Prints I wish I had published
In 1969 Bernard Jacobson opened his first London gallery; a fourth-floor walk-up on Mount Street, Mayfair dealing in prints by international stars, including Warhol and Oldenburg, as well as publishing prints by leading British artists including Malcolm Morley and Robyn Denny. Printmaking fitted the radical, pop-sensibility of the time and Jacobson was part of that heady explosion of interest in the medium.
While Jacobson would quickly go on to broaden the scope of the gallery, printmaking was its foundation and printmaking and print dealing remain at its heart. The gallery now holds the most comprehensive collection of Matisse prints of any commercial gallery in the world and regularly publishes and stages exhibitions of new print portfolios by artists including William Tillyer and Bruce McLean.

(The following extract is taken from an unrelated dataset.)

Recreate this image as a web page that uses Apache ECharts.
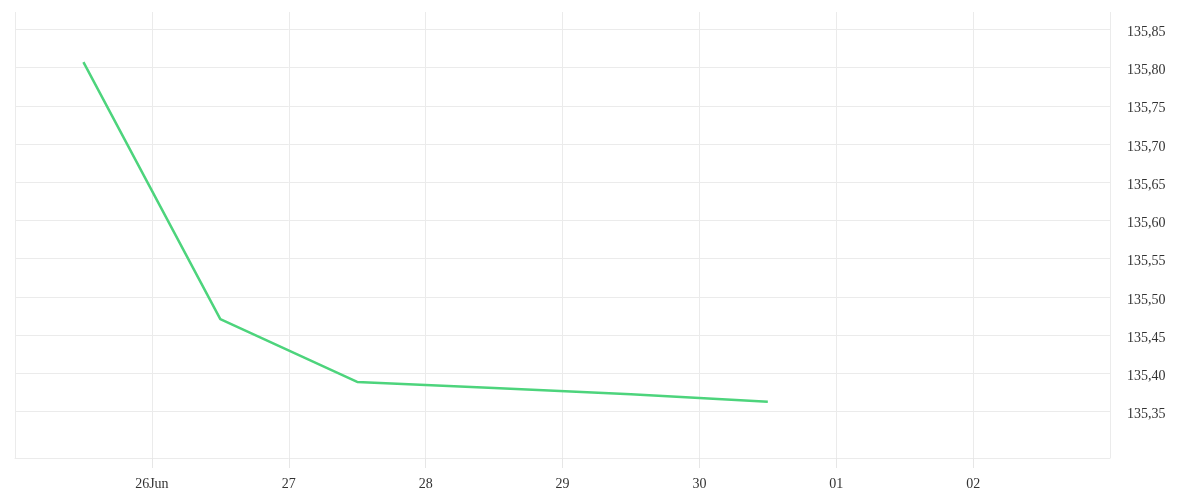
<!DOCTYPE html>
<html>
<head>
<meta charset="utf-8">
<script src="https://cdn.jsdelivr.net/npm/echarts@6/dist/echarts.min.js"></script>
<style>
  html, body { margin: 0; padding: 0; background: #fff; }
  #myChart { width: 1200px; height: 500px; }
</style>
</head>
<body>
<div id="myChart"></div>
<script>
var DAY = 86400000;
// price readings, one per day at noon (UTC)
var pointDates = ['2023-06-25T12:00:00Z', '2023-06-26T12:00:00Z', '2023-06-27T12:00:00Z',
                  '2023-06-28T12:00:00Z', '2023-06-29T12:00:00Z', '2023-06-30T12:00:00Z'];
var prices = [135.807, 135.471, 135.389, 135.381, 135.373, 135.363];
var yTicks = [135.35, 135.40, 135.45, 135.50, 135.55, 135.60, 135.65, 135.70, 135.75, 135.80, 135.85];
var months = ['Jan', 'Feb', 'Mar', 'Apr', 'May', 'Jun', 'Jul', 'Aug', 'Sep', 'Oct', 'Nov', 'Dec'];

window.onload = function () {
    var myChart = echarts.init(document.getElementById('myChart'));
    var xMin = Date.parse('2023-06-25T00:00:00Z');
    var xMax = Date.parse('2023-07-03T00:00:00Z');
    var gridColor = '#ebebeb';
    var textStyle = { color: '#333', fontFamily: 'Liberation Serif', fontSize: 14 };

    var seriesData = pointDates.map(function (d, i) {
        return [Date.parse(d), prices[i]];
    });

    var option = {
        animation: false,
        grid: { left: 15, right: 90, top: 12, bottom: 42 },
        xAxis: {
            type: 'value',
            min: xMin,
            max: xMax,
            interval: DAY,
            axisLine: { show: true, onZero: false, lineStyle: { color: gridColor } },
            axisTick: { show: true, inside: false, length: 10, lineStyle: { color: '#e6e6e6', width: 1 } },
            splitLine: { show: true, lineStyle: { color: gridColor } },
            axisLabel: {
                showMinLabel: false,
                showMaxLabel: false,
                margin: 19,
                color: textStyle.color,
                fontFamily: textStyle.fontFamily,
                fontSize: textStyle.fontSize,
                formatter: function (v, idx) {
                    var d = new Date(v);
                    var dd = ('0' + d.getUTCDate()).slice(-2);
                    return idx === 1 ? dd + months[d.getUTCMonth()] : dd;
                }
            }
        },
        yAxis: {
            type: 'value',
            position: 'right',
            min: 135.2895,
            max: 135.8726,
            axisLine: { show: false },
            axisTick: { show: false, customValues: yTicks },
            splitLine: { show: true, customValues: yTicks, lineStyle: { color: gridColor } },
            axisLabel: {
                customValues: yTicks,
                margin: 17,
                verticalAlign: 'top',
                lineHeight: 6,
                color: textStyle.color,
                fontFamily: textStyle.fontFamily,
                fontSize: textStyle.fontSize,
                formatter: function (v) {
                    return v.toFixed(2).replace('.', ',');
                }
            }
        },
        series: [{
            type: 'line',
            data: seriesData,
            showSymbol: false,
            lineStyle: { color: '#4dd47c', width: 2.5 },
            itemStyle: { color: '#4dd47c' }
        }]
    };
    myChart.setOption(option);
};
</script>
</body>
</html>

As the gallery approaches its half-century in 2019, it is fitting that this landmark year opens with an ambitious 2-part exhibition exploring Jacobson’s personal and abiding love of prints and some of the remarkable works published by the gallery during an eventful 50 years in the business. For Jacobson, printmaking has always been more than just a more accessible medium for collectors, although that is also a legitimate part of its appeal. Printmaking is a dynamic, expressive and diverse medium which offers the artist unique scope for innovation and experimentation.